Given problem:
Without the pictures, can you quote each line below exactly?

Recorded information:
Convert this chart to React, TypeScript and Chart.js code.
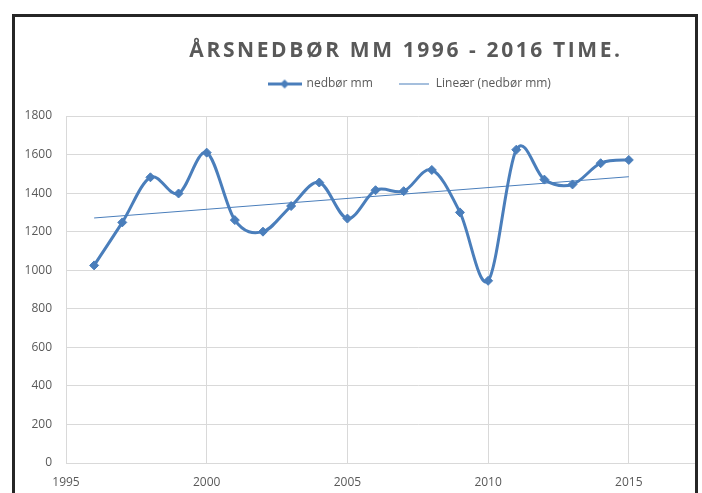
import React, { useEffect, useRef } from 'react';
import { Chart, registerables } from 'chart.js';

Chart.register(...registerables);

const TITLE = 'ÅRSNEDBØR MM 1996 - 2016 TIME.';
const SERIES_LABEL = 'nedbør mm';
const TREND_LABEL = 'Lineær (nedbør mm)';

const years = [1996, 1997, 1998, 1999, 2000, 2001, 2002, 2003, 2004, 2005, 2006, 2007, 2008, 2009, 2010, 2011, 2012, 2013, 2014, 2015];
const precipitation = [1025, 1248, 1482, 1398, 1610, 1260, 1200, 1333, 1455, 1268, 1415, 1410, 1520, 1300, 945, 1625, 1470, 1445, 1555, 1572];

const trendYears = [1996, 2015];
const trendValues = [1271, 1485];

const xTicks = { min: 1995, max: 2020, step: 5 };
const yTicks = { min: 0, max: 1800, step: 200 };

const BLUE = '#4A7EBB';
const GRID = '#D9D9D9';
const TEXT = '#595959';
const FONT = '"Open Sans", "Noto Sans", sans-serif';

function makeLegendImage(width: number, lineWidth: number, marker: boolean): HTMLCanvasElement {
  const c = document.createElement('canvas');
  c.width = width;
  c.height = 13;
  const g = c.getContext('2d')!;
  g.strokeStyle = BLUE;
  g.lineWidth = lineWidth;
  g.beginPath();
  g.moveTo(0, 6.5);
  g.lineTo(width, 6.5);
  g.stroke();
  if (marker) {
    const cx = width / 2;
    const cy = 6.5;
    const r = 4.5;
    g.fillStyle = BLUE;
    g.beginPath();
    g.moveTo(cx, cy - r);
    g.lineTo(cx + r, cy);
    g.lineTo(cx, cy + r);
    g.lineTo(cx - r, cy);
    g.closePath();
    g.fill();
  }
  return c;
}

const spacedTitle = {
  id: 'spacedTitle',
  afterDraw(chart: any) {
    const ctx = chart.ctx as CanvasRenderingContext2D;
    ctx.save();
    ctx.font = 'bold 21px ' + FONT;
    (ctx as any).letterSpacing = '2.6px';
    ctx.fillStyle = TEXT;
    ctx.textAlign = 'center';
    ctx.textBaseline = 'alphabetic';
    ctx.fillText(TITLE, chart.width / 2, 40);
    ctx.restore();
  },
};

// Excel-like smoothing: Catmull-Rom style control points (1/6 of neighbour chord)
const excelSmooth = {
  id: 'excelSmooth',
  beforeDatasetDraw(chart: any, args: any) {
    if (args.index !== 0) return;
    const meta = args.meta;
    const pts = meta.data;
    const n = pts.length;
    for (let i = 0; i < n; i++) {
      const p = pts[i];
      const prev = pts[Math.max(0, i - 1)];
      const next = pts[Math.min(n - 1, i + 1)];
      const dx = (next.x - prev.x) / 6;
      const dy = (next.y - prev.y) / 6;
      p.cp1x = p.x - dx;
      p.cp1y = p.y - dy;
      p.cp2x = p.x + dx;
      p.cp2y = p.y + dy;
    }
    if (meta.dataset) {
      meta.dataset._pointsUpdated = true;
      meta.dataset._path = undefined;
    }
  },
};

export default function App() {
  const canvasRef = useRef<HTMLCanvasElement | null>(null);

  useEffect(() => {
    if (!canvasRef.current) return;
    const seriesImg = makeLegendImage(34, 3, true);
    const trendImg = makeLegendImage(30, 1, false);

    const chart = new Chart(canvasRef.current, {
      type: 'line',
      data: {
        datasets: [
          {
            label: SERIES_LABEL,
            data: years.map((y, i) => ({ x: y, y: precipitation[i] })),
            borderColor: BLUE,
            backgroundColor: BLUE,
            borderWidth: 3,
            tension: 0.5,
            pointStyle: 'rectRot',
            pointRadius: 4.5,
            pointBorderWidth: 1,
            pointBackgroundColor: BLUE,
            pointBorderColor: BLUE,
            fill: false,
          },
          {
            label: TREND_LABEL,
            data: trendYears.map((y, i) => ({ x: y, y: trendValues[i] })),
            borderColor: BLUE,
            backgroundColor: BLUE,
            borderWidth: 1,
            pointRadius: 0,
            tension: 0,
            fill: false,
          },
        ],
      },
      options: {
        animation: false,
        responsive: true,
        maintainAspectRatio: false,
        layout: { padding: { top: 36, left: 35, right: 27.5, bottom: 0 } },
        plugins: {
          title: { display: false },
          subtitle: {
            display: true,
            text: '',
            position: 'top',
            weight: 500,
            padding: 0,
            font: { size: 16, lineHeight: 1 },
          },
          tooltip: { enabled: false },
          legend: {
            display: true,
            position: 'top',
            labels: {
              usePointStyle: true,
              pointStyleWidth: 32,
              padding: 25,
              color: TEXT,
              font: { family: FONT, size: 12 },
              generateLabels: (ch: any) => {
                const items = Chart.defaults.plugins.legend.labels.generateLabels(ch);
                items.forEach((it: any, i: number) => {
                  it.pointStyle = i === 0 ? seriesImg : trendImg;
                });
                return items;
              },
            },
          },
        },
        scales: {
          x: {
            type: 'linear',
            min: xTicks.min,
            max: xTicks.max,
            grid: { color: GRID, lineWidth: 1, drawTicks: false },
            border: { display: true, color: GRID },
            ticks: {
              stepSize: xTicks.step,
              padding: 12,
              color: TEXT,
              font: { family: FONT, size: 12 },
              callback: (v: any) => String(v),
              maxRotation: 0,
            },
            afterFit: (s: any) => {
              s.height = 30;
            },
          },
          y: {
            type: 'linear',
            min: yTicks.min,
            max: yTicks.max,
            grid: { color: GRID, lineWidth: 1, drawTicks: false },
            border: { display: true, color: GRID },
            ticks: {
              stepSize: yTicks.step,
              padding: 14,
              color: TEXT,
              font: { family: FONT, size: 12 },
              callback: (v: any) => String(v),
            },
            afterFit: (s: any) => {
              s.width = 16;
              s._computeLabelArea = () => undefined;
            },
          },
        },
      },
      plugins: [spacedTitle, excelSmooth],
    } as any);

    return () => chart.destroy();
  }, []);

  return (
    <div
      style={{
        position: 'absolute',
        left: 12,
        top: 14,
        width: 680,
        height: 476,
        borderTop: '3px solid #262626',
        borderLeft: '3px solid #262626',
        borderRight: '3px solid #262626',
        borderBottom: 'none',
        overflow: 'hidden',
        background: '#fff',
      }}
    >
      <div style={{ position: 'relative', width: 782, height: 476 }}>
        <canvas ref={canvasRef} />
      </div>
    </div>
  );
}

Correct result:
Convert this chart to React, TypeScript and Chart.js code.
import React, { useEffect, useRef } from 'react';
import { Chart, registerables } from 'chart.js';

Chart.register(...registerables);

const TITLE = 'ÅRSNEDBØR MM 1996 - 2016 TIME.';
const SERIES_LABEL = 'nedbør mm';
const TREND_LABEL = 'Lineær (nedbør mm)';

const years = [1996, 1997, 1998, 1999, 2000, 2001, 2002, 2003, 2004, 2005, 2006, 2007, 2008, 2009, 2010, 2011, 2012, 2013, 2014, 2015];
const precipitation = [1025, 1248, 1482, 1398, 1610, 1260, 1200, 1333, 1455, 1268, 1415, 1410, 1520, 1300, 945, 1625, 1470, 1445, 1555, 1572];

const trendYears = [1996, 2015];
const trendValues = [1271, 1485];

const xTicks = { min: 1995, max: 2020, step: 5 };
const yTicks = { min: 0, max: 1800, step: 200 };

const BLUE = '#4A7EBB';
const GRID = '#D9D9D9';
const TEXT = '#595959';
const FONT = '"Open Sans", "Noto Sans", sans-serif';

function makeLegendImage(width: number, lineWidth: number, marker: boolean): HTMLCanvasElement {
  const c = document.createElement('canvas');
  c.width = width;
  c.height = 13;
  const g = c.getContext('2d')!;
  g.strokeStyle = BLUE;
  g.lineWidth = lineWidth;
  g.beginPath();
  g.moveTo(0, 6.5);
  g.lineTo(width, 6.5);
  g.stroke();
  if (marker) {
    const cx = width / 2;
    const cy = 6.5;
    const r = 4.5;
    g.fillStyle = BLUE;
    g.beginPath();
    g.moveTo(cx, cy - r);
    g.lineTo(cx + r, cy);
    g.lineTo(cx, cy + r);
    g.lineTo(cx - r, cy);
    g.closePath();
    g.fill();
  }
  return c;
}

const spacedTitle = {
  id: 'spacedTitle',
  afterDraw(chart: any) {
    const ctx = chart.ctx as CanvasRenderingContext2D;
    ctx.save();
    ctx.font = 'bold 21px ' + FONT;
    (ctx as any).letterSpacing = '2.6px';
    ctx.fillStyle = TEXT;
    ctx.textAlign = 'center';
    ctx.textBaseline = 'alphabetic';
    ctx.fillText(TITLE, chart.width / 2, 40);
    ctx.restore();
  },
};

// Excel-like smoothing: Catmull-Rom style control points (1/6 of neighbour chord)
const excelSmooth = {
  id: 'excelSmooth',
  beforeDatasetDraw(chart: any, args: any) {
    if (args.index !== 0) return;
    const meta = args.meta;
    const pts = meta.data;
    const n = pts.length;
    for (let i = 0; i < n; i++) {
      const p = pts[i];
      const prev = pts[Math.max(0, i - 1)];
      const next = pts[Math.min(n - 1, i + 1)];
      const dx = (next.x - prev.x) / 6;
      const dy = (next.y - prev.y) / 6;
      p.cp1x = p.x - dx;
      p.cp1y = p.y - dy;
      p.cp2x = p.x + dx;
      p.cp2y = p.y + dy;
    }
    if (meta.dataset) {
      meta.dataset._pointsUpdated = true;
      meta.dataset._path = undefined;
    }
  },
};

export default function App() {
  const canvasRef = useRef<HTMLCanvasElement | null>(null);

  useEffect(() => {
    if (!canvasRef.current) return;
    const seriesImg = makeLegendImage(34, 3, true);
    const trendImg = makeLegendImage(30, 1, false);

    const chart = new Chart(canvasRef.current, {
      type: 'line',
      data: {
        datasets: [
          {
            label: SERIES_LABEL,
            data: years.map((y, i) => ({ x: y, y: precipitation[i] })),
            borderColor: BLUE,
            backgroundColor: BLUE,
            borderWidth: 3,
            tension: 0.5,
            pointStyle: 'rectRot',
            pointRadius: 4.5,
            pointBorderWidth: 1,
            pointBackgroundColor: BLUE,
            pointBorderColor: BLUE,
            fill: false,
          },
          {
            label: TREND_LABEL,
            data: trendYears.map((y, i) => ({ x: y, y: trendValues[i] })),
            borderColor: BLUE,
            backgroundColor: BLUE,
            borderWidth: 1,
            pointRadius: 0,
            tension: 0,
            fill: false,
          },
        ],
      },
      options: {
        animation: false,
        responsive: true,
        maintainAspectRatio: false,
        layout: { padding: { top: 36, left: 35, right: 27.5, bottom: 0 } },
        plugins: {
          title: { display: false },
          subtitle: {
            display: true,
            text: '',
            position: 'top',
            weight: 500,
            padding: 0,
            font: { size: 16, lineHeight: 1 },
          },
          tooltip: { enabled: false },
          legend: {
            display: true,
            position: 'top',
            labels: {
              usePointStyle: true,
              pointStyleWidth: 32,
              padding: 25,
              color: TEXT,
              font: { family: FONT, size: 12 },
              generateLabels: (ch: any) => {
                const items = Chart.defaults.plugins.legend.labels.generateLabels(ch);
                items.forEach((it: any, i: number) => {
                  it.pointStyle = i === 0 ? seriesImg : trendImg;
                });
                return items;
              },
            },
          },
        },
        scales: {
          x: {
            type: 'linear',
            min: xTicks.min,
            max: xTicks.max,
            grid: { color: GRID, lineWidth: 1, drawTicks: false },
            border: { display: true, color: GRID },
            ticks: {
              stepSize: xTicks.step,
              padding: 12,
              color: TEXT,
              font: { family: FONT, size: 12 },
              callback: (v: any) => String(v),
              maxRotation: 0,
            },
            afterFit: (s: any) => {
              s.height = 30;
            },
          },
          y: {
            type: 'linear',
            min: yTicks.min,
            max: yTicks.max,
            grid: { color: GRID, lineWidth: 1, drawTicks: false },
            border: { display: true, color: GRID },
            ticks: {
              stepSize: yTicks.step,
              padding: 14,
              color: TEXT,
              font: { family: FONT, size: 12 },
              callback: (v: any) => String(v),
            },
            afterFit: (s: any) => {
              s.width = 16;
              s._computeLabelArea = () => undefined;
            },
          },
        },
      },
      plugins: [spacedTitle, excelSmooth],
    } as any);

    return () => chart.destroy();
  }, []);

  return (
    <div
      style={{
        position: 'absolute',
        left: 12,
        top: 14,
        width: 680,
        height: 476,
        borderTop: '3px solid #262626',
        borderLeft: '3px solid #262626',
        borderRight: '3px solid #262626',
        borderBottom: 'none',
        overflow: 'hidden',
        background: '#fff',
      }}
    >
      <div style={{ position: 'relative', width: 782, height: 476 }}>
        <canvas ref={canvasRef} />
      </div>
    </div>
  );
}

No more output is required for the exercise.